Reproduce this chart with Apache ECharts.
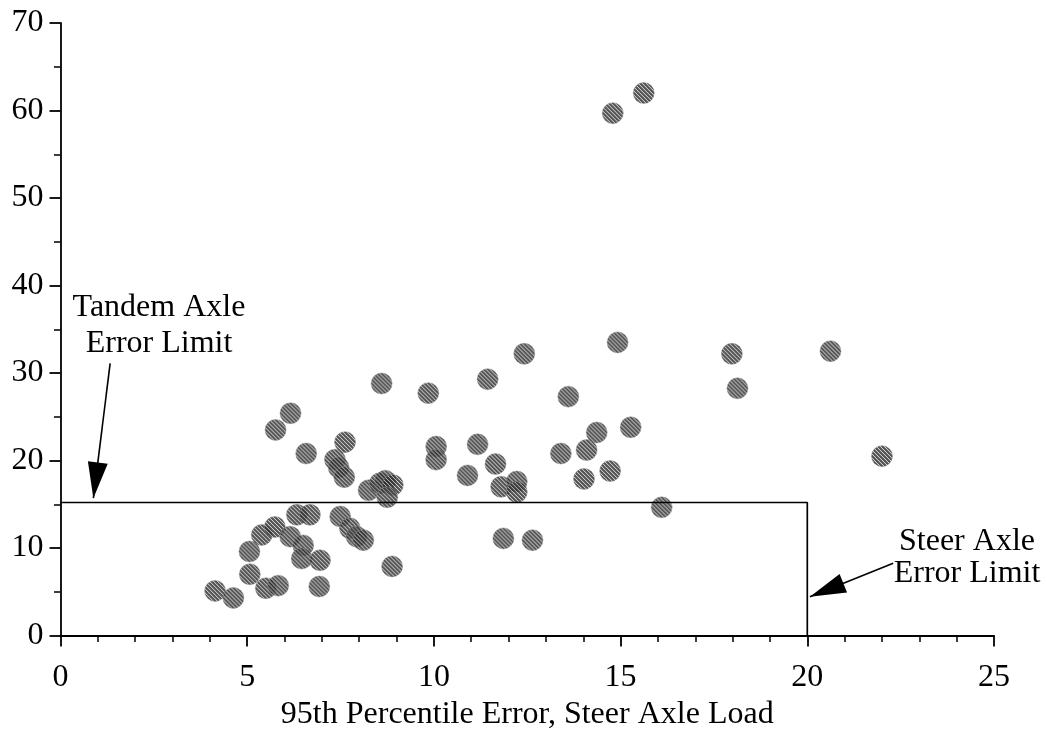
<!DOCTYPE html>
<html>
<head>
<meta charset="utf-8">
<script src="https://cdn.jsdelivr.net/npm/echarts@6/dist/echarts.min.js"></script>
<style>
html,body{margin:0;padding:0;background:#fff;}
#chart{width:1047px;height:737px;}
</style>
</head>
<body>
<div id="chart"></div>
<script>
// ---- data ----
const xValues = [
  14.79, 15.62,
  9.85, 11.44, 12.42, 14.92, 13.6,
  10.06, 10.06, 11.17, 10.9, 11.65, 11.8, 12.22, 12.22,
  13.4, 14.09, 14.36, 15.27, 14.02, 14.72, 16.1,
  11.86, 12.64,
  17.98, 18.13, 20.62, 22.0,
  6.16, 5.76, 6.58, 7.62, 7.35, 7.45, 7.6, 8.6,
  8.25, 8.55, 8.7, 8.9, 8.75,
  4.14, 4.63, 5.07, 5.06, 5.5, 5.83, 5.39, 5.74, 6.33, 6.68,
  6.15, 6.5, 6.46, 6.95, 6.93, 7.49, 7.75, 7.93, 8.11, 8.88
];
const yValues = [
  59.7, 62.0,
  27.7, 29.3, 32.2, 33.5, 27.3,
  21.6, 20.1, 21.85, 18.3, 19.6, 17.0, 17.6, 16.4,
  20.8, 21.2, 23.2, 23.8, 17.9, 18.8, 14.65,
  11.1, 10.9,
  32.2, 28.25, 32.5, 20.5,
  25.4, 23.5, 20.8, 22.1, 20.1, 19.2, 18.1, 28.8,
  16.6, 17.4, 17.7, 17.2, 15.8,
  5.1, 4.3, 7.0, 9.6, 5.4, 5.7, 11.5, 12.4, 13.8, 13.8,
  11.3, 10.3, 8.8, 8.6, 5.6, 13.6, 12.25, 11.3, 10.9, 7.9
];
const limitX = [0, 20, 20];
const limitY = [15.2, 15.2, 0];
const tandemArrow = [[1.33, 31.1], [0.88, 15.7]];
const steerArrow = [[22.3, 8.25], [20.07, 4.43]];
const xTitle = '95th Percentile Error, Steer Axle Load';
const tandemLabel = ['Tandem Axle', 'Error Limit'];
const steerLabel = ['Steer Axle', 'Error Limit'];

// ---- hatch pattern ----
const SYM = 21;
const pat = document.createElement('canvas');
pat.width = 4; pat.height = 4;
const pc = pat.getContext('2d');
pc.fillStyle = '#2a2a2a';
pc.fillRect(0, 0, 4, 4);
pc.fillStyle = '#d8d8d8';
for (let i = 0; i < 4; i++) pc.fillRect(i, i, 1, 1);

const points = xValues.map((x, i) => [x, yValues[i]]);
const limitData = limitX.map((x, i) => [x, limitY[i]]);

const FONT = '"Liberation Serif", "Times New Roman", serif';
const FS = 32;

const chart = echarts.init(document.getElementById('chart'), null, {renderer: 'canvas'});
chart.setOption({
  animation: false,
  backgroundColor: '#fff',
  grid: {left: 60.5, right: 53, top: 23, bottom: 101.5, containLabel: false, outerBoundsMode: 'none'},
  xAxis: {
    type: 'value', min: 0, max: 25, interval: 5,
    name: xTitle, nameLocation: 'middle', nameGap: 63,
    nameTextStyle: {fontFamily: FONT, fontSize: FS, color: '#000'},
    axisLine: {lineStyle: {color: '#000', width: 1.8}},
    axisTick: {show: true, length: 11, lineStyle: {color: '#000', width: 1.8}},
    minorTick: {show: true, splitNumber: 5, length: 6.5, lineStyle: {color: '#000', width: 1.5}},
    axisLabel: {fontFamily: FONT, fontSize: FS, color: '#000', margin: 26},
    splitLine: {show: false}
  },
  yAxis: {
    type: 'value', min: 0, max: 70, interval: 10,
    axisLine: {show: true, lineStyle: {color: '#000', width: 1.8}},
    axisTick: {show: true, length: 11, lineStyle: {color: '#000', width: 1.8}},
    minorTick: {show: true, splitNumber: 2, length: 6.5, lineStyle: {color: '#000', width: 1.5}},
    axisLabel: {fontFamily: FONT, fontSize: FS, color: '#000', margin: 17},
    splitLine: {show: false}
  },
  series: [
    {
      type: 'scatter',
      data: points,
      symbol: 'circle',
      symbolSize: SYM,
      itemStyle: {
        color: {image: pat, repeat: 'repeat', scaleX: 2 / SYM, scaleY: 2 / SYM},
        borderColor: '#8a8a8a', borderWidth: 0.6
      },
      emphasis: {disabled: true},
      z: 2
    },
    {
      type: 'line',
      data: limitData,
      symbol: 'none',
      lineStyle: {color: '#000', width: 1.7},
      z: 3,
      markLine: {
        silent: true,
        symbol: ['none', 'triangle'],
        symbolSize: [20, 36],
        symbolOffset: [0, [0, 18]],
        lineStyle: {color: '#000', width: 1.6, type: 'solid'},
        label: {show: false},
        emphasis: {disabled: true},
        data: [
          [{coord: tandemArrow[0]}, {coord: tandemArrow[1]}],
          [{coord: steerArrow[0]}, {coord: steerArrow[1]}]
        ]
      }
    }
  ],
  graphic: [
    {type: 'text', x: 159, y: 308, style: {text: tandemLabel[0], font: FS + 'px ' + FONT, fill: '#000', align: 'center', verticalAlign: 'middle'}},
    {type: 'text', x: 159, y: 344, style: {text: tandemLabel[1], font: FS + 'px ' + FONT, fill: '#000', align: 'center', verticalAlign: 'middle'}},
    {type: 'text', x: 967, y: 542, style: {text: steerLabel[0], font: FS + 'px ' + FONT, fill: '#000', align: 'center', verticalAlign: 'middle'}},
    {type: 'text', x: 967, y: 574, style: {text: steerLabel[1], font: FS + 'px ' + FONT, fill: '#000', align: 'center', verticalAlign: 'middle'}}
  ]
});
</script>
</body>
</html>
########################################
**Task brief**
Restate each line from the start of the listing through the line bearing "const steerLabel = ['Steer" word for word. Drop the pictures.

**Solution for this task**
Reproduce this chart with Apache ECharts.
<!DOCTYPE html>
<html>
<head>
<meta charset="utf-8">
<script src="https://cdn.jsdelivr.net/npm/echarts@6/dist/echarts.min.js"></script>
<style>
html,body{margin:0;padding:0;background:#fff;}
#chart{width:1047px;height:737px;}
</style>
</head>
<body>
<div id="chart"></div>
<script>
// ---- data ----
const xValues = [
  14.79, 15.62,
  9.85, 11.44, 12.42, 14.92, 13.6,
  10.06, 10.06, 11.17, 10.9, 11.65, 11.8, 12.22, 12.22,
  13.4, 14.09, 14.36, 15.27, 14.02, 14.72, 16.1,
  11.86, 12.64,
  17.98, 18.13, 20.62, 22.0,
  6.16, 5.76, 6.58, 7.62, 7.35, 7.45, 7.6, 8.6,
  8.25, 8.55, 8.7, 8.9, 8.75,
  4.14, 4.63, 5.07, 5.06, 5.5, 5.83, 5.39, 5.74, 6.33, 6.68,
  6.15, 6.5, 6.46, 6.95, 6.93, 7.49, 7.75, 7.93, 8.11, 8.88
];
const yValues = [
  59.7, 62.0,
  27.7, 29.3, 32.2, 33.5, 27.3,
  21.6, 20.1, 21.85, 18.3, 19.6, 17.0, 17.6, 16.4,
  20.8, 21.2, 23.2, 23.8, 17.9, 18.8, 14.65,
  11.1, 10.9,
  32.2, 28.25, 32.5, 20.5,
  25.4, 23.5, 20.8, 22.1, 20.1, 19.2, 18.1, 28.8,
  16.6, 17.4, 17.7, 17.2, 15.8,
  5.1, 4.3, 7.0, 9.6, 5.4, 5.7, 11.5, 12.4, 13.8, 13.8,
  11.3, 10.3, 8.8, 8.6, 5.6, 13.6, 12.25, 11.3, 10.9, 7.9
];
const limitX = [0, 20, 20];
const limitY = [15.2, 15.2, 0];
const tandemArrow = [[1.33, 31.1], [0.88, 15.7]];
const steerArrow = [[22.3, 8.25], [20.07, 4.43]];
const xTitle = '95th Percentile Error, Steer Axle Load';
const tandemLabel = ['Tandem Axle', 'Error Limit'];
const steerLabel = ['Steer Axle', 'Error Limit'];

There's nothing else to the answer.